The FIA stewards should not be put in a position where they say they want to do something but because of the rules in place they can’t. They should be the arbiters of what is or isn’t allowed and the cause of the damage was so obvious that it should have been changed.
So a way has to be found to allow the stewards to judge the situation how they see it and not stopped from doing so by the rules. That means giving the stewards the necessary authority to do their jobs properly.
It’s in everybody’s interest for this system to be adopted because while what happened is a rare occurrence, this sort of thing does happen every now and again. So why not allow it?
Yes, teams will try to argue force majeure for situations that are not outside of their control, but then it’s just down to the stewards to say no. F1 may be big business, but it’s also a sport and it’s right that any team in this position be given a fair sporting chance.
Ferrari's payback and precedents
As Gary notes, starting first and second on the grid would have given Ferrari a better shot at succeeding in a race Charles Leclerc came close to winning while fighting the Red Bulls single-handedly.
And given Ferrari was clearly quicker than Mercedes this weekend, Sainz’s penalty did in hindsight stop Ferrari from moving into second in the championship. It's still four points behind Mercedes.
But there was a silver lining in the form of Sainz beating both Mercedes drivers anyway as part of his recovery drive to sixth.
It has set up a final race showdown in Abu Dhabi for a very valuable position in terms of prize money and competitive kudos. That’s payback of sorts but there could be more coming.
Vasseur said “a fortune is a good estimation” of the cost of the damage sustained in Sainz’s crash, and separately suggested it was worth a couple of million euros.
This will have to come out of Ferrari’s capped budget for the year, and even though teams build in a crash damage allowance, it is going to be a tight one to manage at the end of the season.
There will be extra costs involved as Ferrari cannot repair the chassis so needs to bring another spare out to Abu Dhabi for the finale, on top of all the costs associated with the various parts that got replaced and whatever other spares may now need to be restocked.
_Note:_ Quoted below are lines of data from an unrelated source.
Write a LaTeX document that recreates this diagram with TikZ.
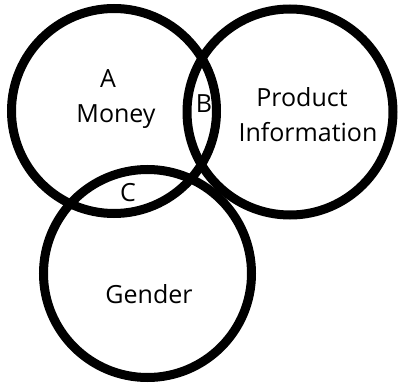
\documentclass[tikz,border=0pt]{standalone}
\usepackage{fontspec}
\setmainfont{Open Sans}
\begin{document}
\begin{tikzpicture}[x=1pt,y=-1pt,
  ring/.style={draw=black,line width=9pt,circle,inner sep=0pt},
  lbl/.style={font=\fontsize{25}{30}\selectfont,inner sep=0pt,anchor=base}]
\useasboundingbox (0,0) rectangle (399,385);
\node[ring,minimum size=205pt] (money) at (114,111) {};
\node[ring,minimum size=206pt] (product) at (290,112) {};
\node[ring,minimum size=208pt] (gender) at (147.5,273.5) {};
\node[lbl] (a) at (108,88) {A};
\node[lbl] (mon) at (116,123) {Money};
\node[lbl] (b) at (204,113) {B};
\node[lbl] (prod) at (302,107) {Product};
\node[lbl] (info) at (308,142) {Information};
\node[lbl] (c) at (128,201) {C};
\node[lbl] (gen) at (149,303) {Gender};
\end{tikzpicture}
\end{document}
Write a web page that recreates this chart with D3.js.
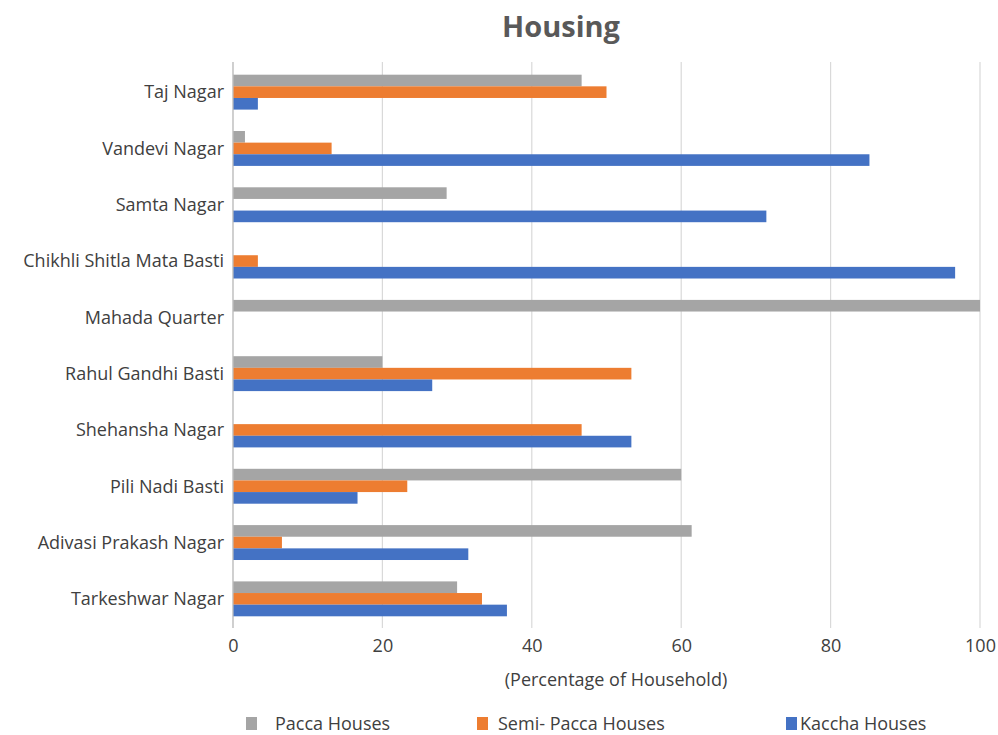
<!DOCTYPE html>
<html>
<head>
<meta charset="utf-8">
<script src="https://cdn.jsdelivr.net/npm/d3@7"></script>
<style>
  html, body { margin: 0; padding: 0; background: #ffffff; }
  svg { display: block; font-family: "Open Sans", "Noto Sans", sans-serif; }
</style>
</head>
<body>
<svg id="chart" width="998" height="735"></svg>
<script>
// Settlements, listed top to bottom
const categories = [
  "Taj Nagar",
  "Vandevi Nagar",
  "Samta Nagar",
  "Chikhli Shitla Mata Basti",
  "Mahada Quarter",
  "Rahul Gandhi Basti",
  "Shehansha Nagar",
  "Pili Nadi Basti",
  "Adivasi Prakash Nagar",
  "Tarkeshwar Nagar"
];

// Share of households (%) by house type
const paccaHouses     = [46.67, 1.6, 28.6, 0, 100, 20, 0, 60, 61.4, 30];
const semiPaccaHouses = [50, 13.2, 0, 3.33, 0, 53.33, 46.67, 23.33, 6.55, 33.33];
const kacchaHouses    = [3.33, 85.2, 71.4, 96.67, 0, 26.67, 53.33, 16.67, 31.5, 36.67];

const seriesNames = ["Pacca Houses", "Semi- Pacca Houses", "Kaccha Houses"];
const xTicks = [0, 20, 40, 60, 80, 100];

const series = [
  { name: seriesNames[0], values: paccaHouses,     color: "#a5a5a5" },
  { name: seriesNames[1], values: semiPaccaHouses, color: "#ed7d31" },
  { name: seriesNames[2], values: kacchaHouses,    color: "#4472c4" }
];

const FONT = 18;
const TEXT = "#404040";

const svg = d3.select("#chart");
const plot = { left: 233, right: 980, top: 64, bottom: 627 };

const x = d3.scaleLinear().domain([0, 100]).range([plot.left, plot.right]);
const y = d3.scaleBand().domain(categories).range([plot.top, plot.bottom])
  .paddingInner(0.38).paddingOuter(0.19);
const ySub = d3.scaleBand().domain(seriesNames).range([0, y.bandwidth()]);

// Title
svg.append("text")
  .attr("x", 561).attr("y", 37)
  .attr("text-anchor", "middle")
  .attr("font-size", 29).attr("font-weight", 700)
  .attr("fill", "#595959")
  .text("Housing");

// Vertical gridlines
svg.append("g").selectAll("line")
  .data(xTicks)
  .join("line")
  .attr("x1", d => x(d)).attr("x2", d => x(d))
  .attr("y1", plot.top - 2).attr("y2", plot.bottom + 1)
  .attr("stroke", "#d9d9d9").attr("stroke-width", 1.2);

// Bars
const groups = svg.append("g").selectAll("g")
  .data(categories)
  .join("g")
  .attr("transform", d => `translate(0,${y(d)})`);

groups.selectAll("rect")
  .data((c, i) => series.map(s => ({ name: s.name, value: s.values[i], color: s.color })))
  .join("rect")
  .attr("x", x(0))
  .attr("y", d => ySub(d.name))
  .attr("width", d => x(d.value) - x(0))
  .attr("height", ySub.bandwidth())
  .attr("fill", d => d.color);

// Category axis line
svg.append("line")
  .attr("x1", x(0)).attr("x2", x(0))
  .attr("y1", plot.top - 2).attr("y2", plot.bottom + 1)
  .attr("stroke", "#bfbfbf").attr("stroke-width", 1.2);

// Category labels
svg.append("g").selectAll("text")
  .data(categories)
  .join("text")
  .attr("x", plot.left - 9)
  .attr("y", d => y(d) + y.bandwidth() / 2)
  .attr("dy", "0.35em")
  .attr("text-anchor", "end")
  .attr("font-size", FONT)
  .attr("fill", TEXT)
  .text(d => d);

// Value axis tick labels
const xAxis = d3.axisBottom(x).tickValues(xTicks).tickSize(0).tickPadding(0);
const xg = svg.append("g").attr("transform", `translate(0,${plot.bottom + 12})`).call(xAxis);
xg.select(".domain").remove();
xg.selectAll("text")
  .attr("font-family", "\"Open Sans\", \"Noto Sans\", sans-serif")
  .attr("font-size", FONT)
  .attr("fill", TEXT);

// Value axis title
svg.append("text")
  .attr("x", 616).attr("y", 680)
  .attr("dy", "0.35em")
  .attr("text-anchor", "middle")
  .attr("font-size", FONT)
  .attr("fill", TEXT)
  .text("(Percentage of Household)");

// Legend
const legendPos = [246, 477, 786];
const legendGap = [29, 21, 14];
const legend = svg.append("g").selectAll("g")
  .data(series)
  .join("g")
  .attr("transform", (d, i) => `translate(${legendPos[i]},717)`);
legend.append("rect")
  .attr("width", 11).attr("height", 13)
  .attr("fill", d => d.color);
legend.append("text")
  .attr("x", (d, i) => legendGap[i])
  .attr("y", 6.5).attr("dy", "0.35em")
  .attr("font-size", FONT)
  .attr("fill", TEXT)
  .text(d => d.name);
</script>
</body>
</html>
The crumb of comfort is that Ferrari has a very good case to claim compensation.
There is clear precedent from two recent incidents where a car suffered significant damage because of faults relating to the track surface.
The Baku City circuit had to reimburse Williams for the cost of the damage incurred when George Russell struck a loose drain cover in 2019.
And Haas won compensation from the Sepang circuit when the same thing happened to Romain Grosjean in Malaysia in 2017.
Ferrari will take the matter up with the Las Vegas Grand Prix, which is effectively F1 itself given the commercial rights holder is uniquely also the promoter of this event.
Between the high chance of compensation, the damage limitation of still outscoring Mercedes and the fact the stewards' frustrated verdict suggests there has to be a good prospect of regulation wording tweaks to prevent a repeat of this scenario, there are a few silver linings for Ferrari from all this.
But none of it is likely to be enough to fully satisfy Vasseur. Especially if Ferrari ends up losing its championship fight with Mercedes.